Fans began eyeing the For the People alum as the perfect successor for Craig, 53, in January. “I think the internet thinks a lot of things, and that’s one of the more pleasant ones,” Page said of the speculation during an interview on The Tonight Show Starring Jimmy Fallon at the time. “So, I am pleased as far as that goes.”
Page was catapulted into the spotlight after Bridgerton‘s December 2020 debut — but viewers won’t be seeing the heartthrob on the Shondaland series’ upcoming second season. Netflix announced on Friday, April 2, that it was time to “bid adieu” to the actor, who portrayed Simon Bassett, the love interest of Daphne Bridgerton (Phoebe Dynevor). Page confirmed the news via social media the same day.

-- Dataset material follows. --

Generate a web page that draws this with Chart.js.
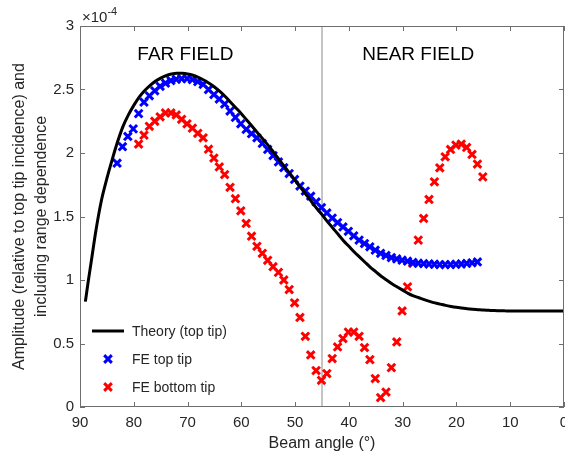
<!DOCTYPE html>
<html>
<head>
<meta charset="utf-8">
<script src="https://cdn.jsdelivr.net/npm/chart.js@4/dist/chart.umd.min.js"></script>
<style>
  html, body { margin: 0; padding: 0; background: #fff; }
</style>
</head>
<body>
<canvas id="beamChart" width="565" height="456"></canvas>
<script>
// amplitudes are in units of 1e-4 (axis shows the x10^-4 multiplier)
const theoryAngles = [89, 88.5, 88, 87, 86, 85, 84, 83, 82, 81, 80, 79, 78, 77, 76, 75, 74, 73, 72, 71,
  70, 69, 68, 67, 66, 65, 64, 63, 62, 61, 60, 59, 58, 57, 56, 55, 54, 53, 52, 51,
  50, 49, 48, 47, 46, 45, 44, 43, 42, 41, 40, 39, 38, 37, 36, 35, 34, 33, 32, 31,
  30, 29, 28, 27, 26, 25, 24, 23, 22, 21, 20, 19, 18, 17, 16, 15, 14, 13, 12, 11,
  10, 8, 6, 4, 2, 0];
const theoryAmp = [0.83, 0.98, 1.12, 1.40, 1.63, 1.80, 1.95, 2.09, 2.21, 2.30, 2.375, 2.44, 2.49, 2.53, 2.565, 2.59, 2.61, 2.622, 2.628, 2.627,
  2.622, 2.612, 2.595, 2.575, 2.55, 2.52, 2.485, 2.445, 2.40, 2.355, 2.31, 2.26, 2.21, 2.16, 2.11, 2.06, 2.005, 1.95, 1.895, 1.84,
  1.785, 1.73, 1.675, 1.62, 1.565, 1.515, 1.46, 1.41, 1.36, 1.31, 1.265, 1.22, 1.18, 1.14, 1.10, 1.065, 1.03, 1.00, 0.97, 0.945,
  0.92, 0.895, 0.875, 0.86, 0.845, 0.832, 0.82, 0.81, 0.80, 0.792, 0.785, 0.779, 0.773, 0.769, 0.766, 0.763, 0.761, 0.759, 0.758, 0.757,
  0.756, 0.755, 0.755, 0.755, 0.755, 0.755];

const topTipAngles = [83.1, 82.1, 81.1, 80.1, 79.1, 78.1, 77.1, 76.1, 75.1, 74.1, 73.1, 72.1, 71.1, 70.1, 69.1, 68.1, 67.1,
  66.1, 65.1, 64.1, 63.1, 62.1, 61.1, 60.1, 59.1, 58.1, 57.1, 56.1, 55.1, 54.1, 53.1, 52.1, 51.1, 50.1,
  49.1, 48.1, 47.1, 46.1, 45.1, 44.1, 43.1, 42.1, 41.1, 40.1, 39.1, 38.1, 37.1, 36.1, 35.1, 34.1, 33.1,
  32.1, 31.1, 30.1, 29.1, 28.1, 27.1, 26.1, 25.1, 24.1, 23.1, 22.1, 21.1, 20.1, 19.1, 18.1, 17.1, 16.1];
const topTipAmp = [1.92, 2.05, 2.13, 2.19, 2.31, 2.40, 2.45, 2.49, 2.525, 2.55, 2.57, 2.58, 2.585, 2.585, 2.578, 2.562, 2.54,
  2.50, 2.46, 2.425, 2.385, 2.33, 2.28, 2.23, 2.186, 2.152, 2.12, 2.075, 2.028, 1.98, 1.93, 1.884, 1.838, 1.792,
  1.74, 1.70, 1.66, 1.615, 1.57, 1.528, 1.488, 1.452, 1.418, 1.383, 1.348, 1.314, 1.287, 1.261, 1.235, 1.21, 1.193,
  1.177, 1.166, 1.156, 1.148, 1.138, 1.132, 1.128, 1.126, 1.124, 1.122, 1.122, 1.122, 1.124, 1.126, 1.13, 1.135, 1.142];

const bottomTipAngles = [79.1, 78.1, 77.1, 76.1, 75.1, 74.1, 73.1, 72.1, 71.1, 70.1, 69.1, 68.1, 67.1,
  66.1, 65.1, 64.1, 63.1, 62.1, 61.1, 60.1, 59.1, 58.1, 57.1, 56.1, 55.1, 54.1, 53.1, 52.1, 51.1, 50.1,
  49.1, 48.1, 47.1, 46.1, 45.1, 44.1, 43.1, 42.1, 41.1, 40.1, 39.1, 38.1, 37.1, 36.1, 35.1, 34.1, 33.1,
  32.1, 31.1, 30.1, 29.1, 28.1, 27.1, 26.1, 25.1, 24.1, 23.1, 22.1, 21.1, 20.1, 19.1, 18.1, 17.1, 16.1, 15.1];
const bottomTipAmp = [2.07, 2.14, 2.21, 2.25, 2.285, 2.315, 2.315, 2.30, 2.265, 2.23, 2.195, 2.155, 2.12,
  2.03, 1.96, 1.89, 1.83, 1.73, 1.64, 1.545, 1.445, 1.345, 1.265, 1.21, 1.155, 1.105, 1.06, 1.00, 0.925, 0.82,
  0.705, 0.557, 0.41, 0.287, 0.21, 0.263, 0.381, 0.473, 0.539, 0.59, 0.59, 0.557, 0.468, 0.373, 0.224, 0.074, 0.118,
  0.31, 0.512, 0.756, 0.946, 1.13, 1.314, 1.485, 1.634, 1.773, 1.883, 1.97, 2.028, 2.062, 2.07, 2.044, 1.989, 1.913, 1.812];

const fieldBoundary = 45;
const xTickValues = [0, 10, 20, 30, 40, 50, 60, 70, 80, 90];
const yTickValues = [0, 0.5, 1, 1.5, 2, 2.5, 3];
const seriesNames = ['Theory (top tip)', 'FE top tip', 'FE bottom tip'];

const pairUp = (xs, ys) => xs.map((v, i) => ({ x: v, y: ys[i] }));
const FONT = '"Liberation Sans", Arial, Helvetica, sans-serif';
const TEXT = '#262626';

// box, inward ticks, region captions and the legend, drawn after the data
const matlabAxes = {
  id: 'matlabAxes',
  afterDatasetsDraw(chart) {
    const { ctx, chartArea: a, scales: { x, y } } = chart;
    ctx.save();
    ctx.strokeStyle = '#6e6e6e';
    ctx.lineWidth = 1;
    ctx.strokeRect(a.left + 0.5, a.top + 0.5, a.right - a.left - 1, a.bottom - a.top - 1);
    ctx.beginPath();
    x.ticks.forEach(t => {
      const px = Math.round(x.getPixelForValue(t.value)) + 0.5;
      ctx.moveTo(px, a.bottom); ctx.lineTo(px, a.bottom - 5);
      ctx.moveTo(px, a.top); ctx.lineTo(px, a.top + 5);
    });
    y.ticks.forEach(t => {
      const py = Math.round(y.getPixelForValue(t.value)) + 0.5;
      ctx.moveTo(a.left, py); ctx.lineTo(a.left + 5, py);
      ctx.moveTo(a.right, py); ctx.lineTo(a.right - 5, py);
    });
    ctx.stroke();

    // exponent label
    ctx.fillStyle = TEXT;
    ctx.textAlign = 'left';
    ctx.textBaseline = 'alphabetic';
    ctx.font = '15px ' + FONT;
    ctx.fillText('\u00d710', a.left + 2, a.top - 4);
    const w = ctx.measureText('\u00d710').width;
    ctx.font = '11px ' + FONT;
    ctx.fillText('-4', a.left + 2 + w, a.top - 11);

    // region captions
    ctx.fillStyle = '#000';
    ctx.font = '19px ' + FONT;
    ctx.textAlign = 'center';
    ctx.fillText('FAR FIELD', x.getPixelForValue(70.4), y.getPixelForValue(2.73));
    ctx.fillText('NEAR FIELD', x.getPixelForValue(27.1), y.getPixelForValue(2.73));

    // legend
    const ds = chart.data.datasets;
    const lx = a.left + 12, tx = a.left + 52;
    const rows = [a.bottom - 76, a.bottom - 48, a.bottom - 20];
    ctx.font = '14px ' + FONT;
    ctx.textAlign = 'left';
    ctx.textBaseline = 'middle';
    ctx.strokeStyle = ds[0].borderColor;
    ctx.lineWidth = ds[0].borderWidth;
    ctx.beginPath();
    ctx.moveTo(lx, rows[0]); ctx.lineTo(lx + 32, rows[0]);
    ctx.stroke();
    [1, 2].forEach(i => {
      const r = ds[i].pointRadius * Math.SQRT1_2;
      const cx = lx + 16, cy = rows[i];
      ctx.strokeStyle = ds[i].pointBorderColor;
      ctx.lineWidth = ds[i].pointBorderWidth;
      ctx.beginPath();
      ctx.moveTo(cx - r, cy - r); ctx.lineTo(cx + r, cy + r);
      ctx.moveTo(cx - r, cy + r); ctx.lineTo(cx + r, cy - r);
      ctx.stroke();
    });
    ctx.fillStyle = TEXT;
    seriesNames.forEach((name, i) => ctx.fillText(name, tx, rows[i] + 1));
    ctx.restore();
  }
};

new Chart(document.getElementById('beamChart'), {
  type: 'scatter',
  data: {
    datasets: [{
      label: seriesNames[0],
      type: 'line',
      data: pairUp(theoryAngles, theoryAmp),
      borderColor: '#000',
      borderWidth: 3,
      pointRadius: 0,
      cubicInterpolationMode: 'monotone',
      fill: false
    }, {
      label: seriesNames[1],
      data: pairUp(topTipAngles, topTipAmp),
      pointStyle: 'crossRot',
      pointRadius: 5.4,
      pointBorderWidth: 3,
      pointBorderColor: '#0000ff',
      borderColor: '#0000ff'
    }, {
      label: seriesNames[2],
      data: pairUp(bottomTipAngles, bottomTipAmp),
      pointStyle: 'crossRot',
      pointRadius: 5.4,
      pointBorderWidth: 3,
      pointBorderColor: '#ff0000',
      borderColor: '#ff0000'
    }, {
      label: 'boundary',
      type: 'line',
      data: [{ x: fieldBoundary, y: yTickValues[0] }, { x: fieldBoundary, y: yTickValues[yTickValues.length - 1] }],
      borderColor: '#8a8a8a',
      borderWidth: 1,
      pointRadius: 0,
      order: 10
    }]
  },
  options: {
    responsive: false,
    animation: false,
    layout: { autoPadding: false, padding: { top: 26, right: 1, left: 0, bottom: 0 } },
    plugins: {
      legend: { display: false },
      tooltip: { enabled: false }
    },
    scales: {
      x: {
        type: 'linear',
        reverse: true,
        min: 0,
        max: 90,
        afterBuildTicks: s => { s.ticks = xTickValues.map(v => ({ value: v })); },
        afterFit: s => { s.height = 49; },
        grid: { display: false, drawTicks: false },
        border: { display: false },
        ticks: { color: TEXT, font: { family: FONT, size: 15 }, padding: 7, maxRotation: 0 },
        title: {
          display: true,
          text: 'Beam angle (\u00b0)',
          color: TEXT,
          font: { family: FONT, size: 16 },
          padding: { top: 0, bottom: 3 }
        }
      },
      y: {
        min: 0,
        max: 3,
        afterBuildTicks: s => { s.ticks = yTickValues.map(v => ({ value: v })); },
        afterFit: s => { s.width = 80; },
        grid: { display: false, drawTicks: false },
        border: { display: false },
        ticks: { color: TEXT, font: { family: FONT, size: 15 }, padding: 6, callback: v => String(v) },
        title: {
          display: true,
          text: ['Amplitude (relative to top tip incidence) and', 'including range dependence'],
          color: TEXT,
          font: { family: FONT, size: 16, lineHeight: 1.35 },
          padding: { top: 9, bottom: 0 }
        }
      }
    }
  },
  plugins: [matlabAxes]
});
</script>
</body>
</html>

“Pleasure and a privilege!” he tweeted. “An honour to be a member of the family – on and off screen, cast, crew and incredible fans – the love is real and will just keep growing.”
While fans were floored by the casting change, Page admitted that saying goodbye to the period drama after “a one-season arc” was always part of the plan.
“One of the things that is different about this [romance] genre is that the audience knows the arc completes,” he told Variety on Friday. “They come in knowing that, so you can tie people in emotional knots because they have that reassurance that we’re going to come out and we’re going to have the marriage and the baby. … I have nothing but excitement for Bridgerton continuing to steam train off and conquer the globe. But there is also value in completing these arcs and sticking the landing.”